--- START ---

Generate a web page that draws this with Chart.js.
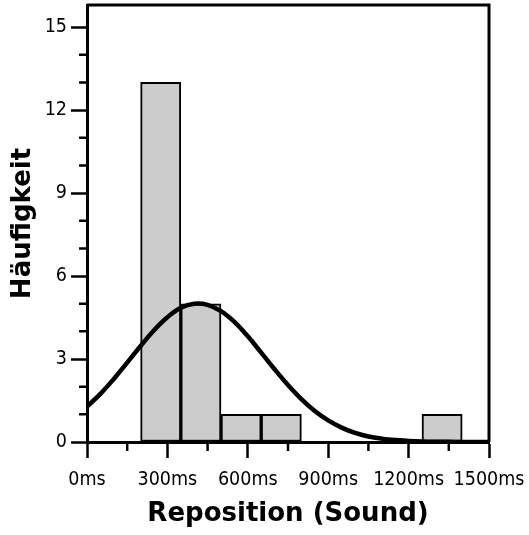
<!DOCTYPE html>
<html>
<head>
<meta charset="utf-8">
<script src="https://cdn.jsdelivr.net/npm/chart.js@4"></script>
<style>
  html, body { margin: 0; padding: 0; background: #fff; }
  canvas { display: block; }
</style>
</head>
<body>
<canvas id="c" width="529" height="535"></canvas>
<script>
// Histogram bins (centers in ms) and counts
const binCenters = [275, 425, 575, 725, 1325];
const binCounts = [13, 5, 1, 1, 1];

// Fitted normal curve
const curveX = [0, 50, 100, 150, 200, 250, 300, 350, 400, 450, 500, 550, 600, 650, 700, 750,
                800, 850, 900, 950, 1000, 1050, 1100, 1150, 1200, 1250, 1300, 1350, 1400, 1450, 1500];
const curveY = [1.28, 1.74, 2.28, 2.87, 3.47, 4.04, 4.51, 4.85, 5.00, 4.96, 4.73, 4.34, 3.82, 3.23, 2.63, 2.06,
                1.55, 1.12, 0.78, 0.52, 0.33, 0.20, 0.12, 0.07, 0.04, 0.02, 0.01, 0.005, 0.002, 0.001, 0.0];

// Axis ticks
const xMajorTicks = [0, 300, 600, 900, 1200, 1500];
const xMinorTicks = [150, 450, 750, 1050, 1350];
const yMajorTicks = [0, 3, 6, 9, 12, 15];
const yMinorTicks = [1, 2, 4, 5, 7, 8, 10, 11, 13, 14];

const xTitle = 'Reposition (Sound)';
const yTitle = 'Häufigkeit';

Chart.defaults.color = '#000';
const tickFont = { family: "'DejaVu Sans Condensed', 'DejaVu Sans', sans-serif", size: 19.5 };
const titleFont = { family: "'DejaVu Sans', sans-serif", size: 26, weight: 'bold' };

const boxPlugin = {
  id: 'boxAndMinor',
  afterDraw(chart) {
    const { ctx, chartArea: a, scales: { x, y } } = chart;
    ctx.save();
    ctx.strokeStyle = '#000';
    ctx.lineWidth = 2.5;
    ctx.beginPath();
    xMinorTicks.forEach(v => {
      const px = x.getPixelForValue(v);
      ctx.moveTo(px, a.bottom);
      ctx.lineTo(px, a.bottom + 9);
    });
    yMinorTicks.forEach(v => {
      const py = y.getPixelForValue(v);
      ctx.moveTo(a.left, py);
      ctx.lineTo(a.left - 8, py);
    });
    ctx.stroke();
    ctx.lineWidth = 3;
    ctx.beginPath();
    ctx.moveTo(a.left, a.top);
    ctx.lineTo(a.right, a.top);
    ctx.lineTo(a.right, a.bottom);
    ctx.stroke();
    ctx.restore();
  }
};

new Chart(document.getElementById('c'), {
  type: 'bar',
  data: {
    datasets: [
      {
        type: 'line',
        data: curveX.map((v, i) => ({ x: v, y: curveY[i] })),
        borderColor: '#000',
        borderWidth: 4.5,
        pointRadius: 0,
        tension: 0.4,
        fill: false,
        order: 0
      },
      {
        type: 'bar',
        data: binCenters.map((v, i) => ({ x: v, y: binCounts[i] })),
        backgroundColor: '#cccccc',
        borderColor: '#000',
        borderWidth: 2,
        borderSkipped: false,
        barPercentage: 1,
        categoryPercentage: 1,
        order: 1
      }
    ]
  },
  options: {
    responsive: false,
    animation: false,
    devicePixelRatio: 1,
    layout: { padding: { top: 5, right: 40, left: 0, bottom: 0 } },
    plugins: { legend: { display: false }, tooltip: { enabled: false } },
    scales: {
      x: {
        type: 'linear',
        min: 0,
        max: 1500,
        offset: false,
        afterFit: s => { s.height = 93; s.paddingLeft = 0; s.paddingRight = 0; },
        afterBuildTicks: s => { s.ticks = xMajorTicks.map(v => ({ value: v })); },
        ticks: {
          autoSkip: false,
          maxRotation: 0,
          padding: 10,
          font: tickFont,
          callback: v => v + 'ms'
        },
        grid: { offset: false, drawOnChartArea: false, drawTicks: true, tickLength: 16, tickWidth: 2.5, tickColor: '#000' },
        border: { display: true, color: '#000', width: 3 },
        title: { display: true, text: xTitle, font: titleFont, padding: { top: 0, bottom: 5 } }
      },
      y: {
        type: 'linear',
        min: 0,
        max: 15.8,
        afterFit: s => { s.width = 87; s.paddingTop = 0; s.paddingBottom = 0; },
        afterBuildTicks: s => { s.ticks = yMajorTicks.map(v => ({ value: v })); },
        ticks: {
          padding: 4,
          font: tickFont
        },
        grid: { drawOnChartArea: false, drawTicks: true, tickLength: 16, tickWidth: 2.5, tickColor: '#000' },
        border: { display: true, color: '#000', width: 3 },
        title: { display: true, text: yTitle, font: titleFont, padding: { top: 8, bottom: 0 } }
      }
    }
  },
  plugins: [boxPlugin]
});
</script>
</body>
</html>
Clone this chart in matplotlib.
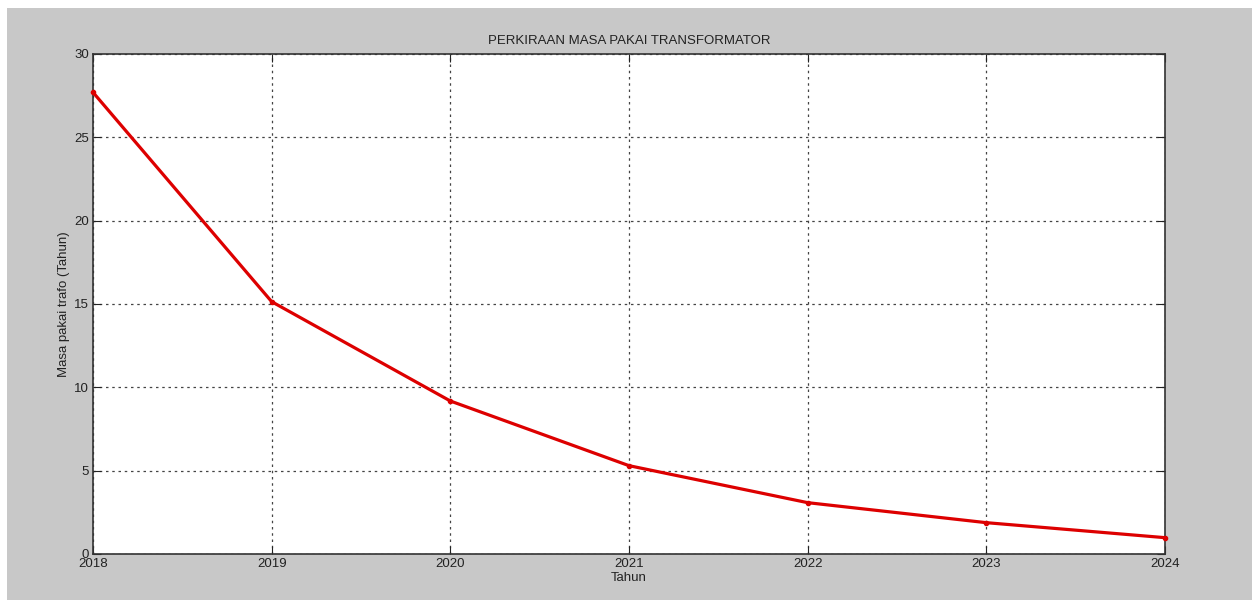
import numpy as np
import matplotlib
matplotlib.use("Agg")
import matplotlib.pyplot as plt
from matplotlib.patches import Rectangle

tahun = [2018, 2019, 2020, 2021, 2022, 2023, 2024]
masa_pakai = [27.7, 15.14, 9.18, 5.30, 3.08, 1.88, 0.98]

plt.rcParams['font.family'] = ['Liberation Sans', 'DejaVu Sans']

fig = plt.figure(figsize=(12.52, 6), dpi=100, facecolor='white')
# grey figure area, white strip at top and left like the screenshot
fig.patches.append(Rectangle((7 / 1252, 0), 1 - 7 / 1252, 1 - 8 / 600,
                             transform=fig.transFigure, facecolor='#c8c8c8',
                             edgecolor='none', zorder=-10))

ax = fig.add_axes([93 / 1252, 1 - 554 / 600, (1165 - 93) / 1252, (554 - 54) / 600])
ax.set_facecolor('white')

ax.plot(tahun, masa_pakai, color='#dd0000', linewidth=2.3, marker='.', markersize=6,
        zorder=3, clip_on=False)

ax.set_xlim(2018, 2024)
ax.set_ylim(0, 30)
ax.set_xticks(tahun)
ax.set_yticks(np.arange(0, 31, 5))
ax.grid(True, color='#444444', linestyle=(0, (2, 3)), linewidth=0.9)

ax.tick_params(direction='in', length=6, top=True, right=True, labelsize=9.5,
               colors='#222222', pad=3)
for s in ax.spines.values():
    s.set_color('#333333')
    s.set_linewidth(1.2)

ax.set_title("PERKIRAAN MASA PAKAI TRANSFORMATOR", fontsize=9.5, color='#222222', pad=7)
ax.set_xlabel("Tahun", fontsize=9.5, color='#222222', labelpad=1)
ax.set_ylabel("Masa pakai trafo (Tahun)", fontsize=9.5, color='#222222', labelpad=3)

fig.savefig("out.png", dpi=100, facecolor=fig.get_facecolor())
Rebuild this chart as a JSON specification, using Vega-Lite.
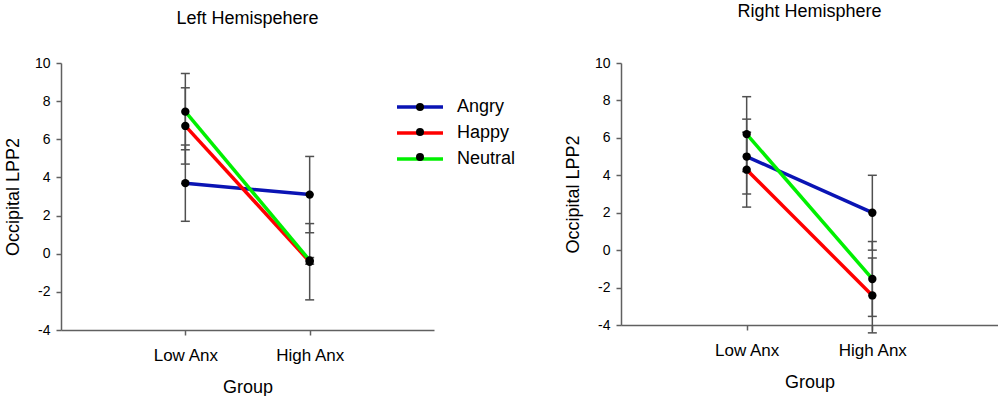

--- END ---

### SHORT TASK
Pictures are excluded; copy every other part of the records exactly.

### ANSWER FOR THE TASK
Generate a web page that draws this with Chart.js.
<!DOCTYPE html>
<html>
<head>
<meta charset="utf-8">
<script src="https://cdn.jsdelivr.net/npm/chart.js@4"></script>
<style>
  html, body { margin: 0; padding: 0; background: #fff; }
  canvas { display: block; }
</style>
</head>
<body>
<canvas id="c" width="529" height="535"></canvas>
<script>
// Histogram bins (centers in ms) and counts
const binCenters = [275, 425, 575, 725, 1325];
const binCounts = [13, 5, 1, 1, 1];

// Fitted normal curve
const curveX = [0, 50, 100, 150, 200, 250, 300, 350, 400, 450, 500, 550, 600, 650, 700, 750,
                800, 850, 900, 950, 1000, 1050, 1100, 1150, 1200, 1250, 1300, 1350, 1400, 1450, 1500];
const curveY = [1.28, 1.74, 2.28, 2.87, 3.47, 4.04, 4.51, 4.85, 5.00, 4.96, 4.73, 4.34, 3.82, 3.23, 2.63, 2.06,
                1.55, 1.12, 0.78, 0.52, 0.33, 0.20, 0.12, 0.07, 0.04, 0.02, 0.01, 0.005, 0.002, 0.001, 0.0];

// Axis ticks
const xMajorTicks = [0, 300, 600, 900, 1200, 1500];
const xMinorTicks = [150, 450, 750, 1050, 1350];
const yMajorTicks = [0, 3, 6, 9, 12, 15];
const yMinorTicks = [1, 2, 4, 5, 7, 8, 10, 11, 13, 14];

const xTitle = 'Reposition (Sound)';
const yTitle = 'Häufigkeit';

Chart.defaults.color = '#000';
const tickFont = { family: "'DejaVu Sans Condensed', 'DejaVu Sans', sans-serif", size: 19.5 };
const titleFont = { family: "'DejaVu Sans', sans-serif", size: 26, weight: 'bold' };

const boxPlugin = {
  id: 'boxAndMinor',
  afterDraw(chart) {
    const { ctx, chartArea: a, scales: { x, y } } = chart;
    ctx.save();
    ctx.strokeStyle = '#000';
    ctx.lineWidth = 2.5;
    ctx.beginPath();
    xMinorTicks.forEach(v => {
      const px = x.getPixelForValue(v);
      ctx.moveTo(px, a.bottom);
      ctx.lineTo(px, a.bottom + 9);
    });
    yMinorTicks.forEach(v => {
      const py = y.getPixelForValue(v);
      ctx.moveTo(a.left, py);
      ctx.lineTo(a.left - 8, py);
    });
    ctx.stroke();
    ctx.lineWidth = 3;
    ctx.beginPath();
    ctx.moveTo(a.left, a.top);
    ctx.lineTo(a.right, a.top);
    ctx.lineTo(a.right, a.bottom);
    ctx.stroke();
    ctx.restore();
  }
};

new Chart(document.getElementById('c'), {
  type: 'bar',
  data: {
    datasets: [
      {
        type: 'line',
        data: curveX.map((v, i) => ({ x: v, y: curveY[i] })),
        borderColor: '#000',
        borderWidth: 4.5,
        pointRadius: 0,
        tension: 0.4,
        fill: false,
        order: 0
      },
      {
        type: 'bar',
        data: binCenters.map((v, i) => ({ x: v, y: binCounts[i] })),
        backgroundColor: '#cccccc',
        borderColor: '#000',
        borderWidth: 2,
        borderSkipped: false,
        barPercentage: 1,
        categoryPercentage: 1,
        order: 1
      }
    ]
  },
  options: {
    responsive: false,
    animation: false,
    devicePixelRatio: 1,
    layout: { padding: { top: 5, right: 40, left: 0, bottom: 0 } },
    plugins: { legend: { display: false }, tooltip: { enabled: false } },
    scales: {
      x: {
        type: 'linear',
        min: 0,
        max: 1500,
        offset: false,
        afterFit: s => { s.height = 93; s.paddingLeft = 0; s.paddingRight = 0; },
        afterBuildTicks: s => { s.ticks = xMajorTicks.map(v => ({ value: v })); },
        ticks: {
          autoSkip: false,
          maxRotation: 0,
          padding: 10,
          font: tickFont,
          callback: v => v + 'ms'
        },
        grid: { offset: false, drawOnChartArea: false, drawTicks: true, tickLength: 16, tickWidth: 2.5, tickColor: '#000' },
        border: { display: true, color: '#000', width: 3 },
        title: { display: true, text: xTitle, font: titleFont, padding: { top: 0, bottom: 5 } }
      },
      y: {
        type: 'linear',
        min: 0,
        max: 15.8,
        afterFit: s => { s.width = 87; s.paddingTop = 0; s.paddingBottom = 0; },
        afterBuildTicks: s => { s.ticks = yMajorTicks.map(v => ({ value: v })); },
        ticks: {
          padding: 4,
          font: tickFont
        },
        grid: { drawOnChartArea: false, drawTicks: true, tickLength: 16, tickWidth: 2.5, tickColor: '#000' },
        border: { display: true, color: '#000', width: 3 },
        title: { display: true, text: yTitle, font: titleFont, padding: { top: 8, bottom: 0 } }
      }
    }
  },
  plugins: [boxPlugin]
});
</script>
</body>
</html>
Clone this chart in matplotlib.
import numpy as np
import matplotlib
matplotlib.use("Agg")
import matplotlib.pyplot as plt
from matplotlib.patches import Rectangle

tahun = [2018, 2019, 2020, 2021, 2022, 2023, 2024]
masa_pakai = [27.7, 15.14, 9.18, 5.30, 3.08, 1.88, 0.98]

plt.rcParams['font.family'] = ['Liberation Sans', 'DejaVu Sans']

fig = plt.figure(figsize=(12.52, 6), dpi=100, facecolor='white')
# grey figure area, white strip at top and left like the screenshot
fig.patches.append(Rectangle((7 / 1252, 0), 1 - 7 / 1252, 1 - 8 / 600,
                             transform=fig.transFigure, facecolor='#c8c8c8',
                             edgecolor='none', zorder=-10))

ax = fig.add_axes([93 / 1252, 1 - 554 / 600, (1165 - 93) / 1252, (554 - 54) / 600])
ax.set_facecolor('white')

ax.plot(tahun, masa_pakai, color='#dd0000', linewidth=2.3, marker='.', markersize=6,
        zorder=3, clip_on=False)

ax.set_xlim(2018, 2024)
ax.set_ylim(0, 30)
ax.set_xticks(tahun)
ax.set_yticks(np.arange(0, 31, 5))
ax.grid(True, color='#444444', linestyle=(0, (2, 3)), linewidth=0.9)

ax.tick_params(direction='in', length=6, top=True, right=True, labelsize=9.5,
               colors='#222222', pad=3)
for s in ax.spines.values():
    s.set_color('#333333')
    s.set_linewidth(1.2)

ax.set_title("PERKIRAAN MASA PAKAI TRANSFORMATOR", fontsize=9.5, color='#222222', pad=7)
ax.set_xlabel("Tahun", fontsize=9.5, color='#222222', labelpad=1)
ax.set_ylabel("Masa pakai trafo (Tahun)", fontsize=9.5, color='#222222', labelpad=3)

fig.savefig("out.png", dpi=100, facecolor=fig.get_facecolor())
Rebuild this chart as a JSON specification, using Vega-Lite.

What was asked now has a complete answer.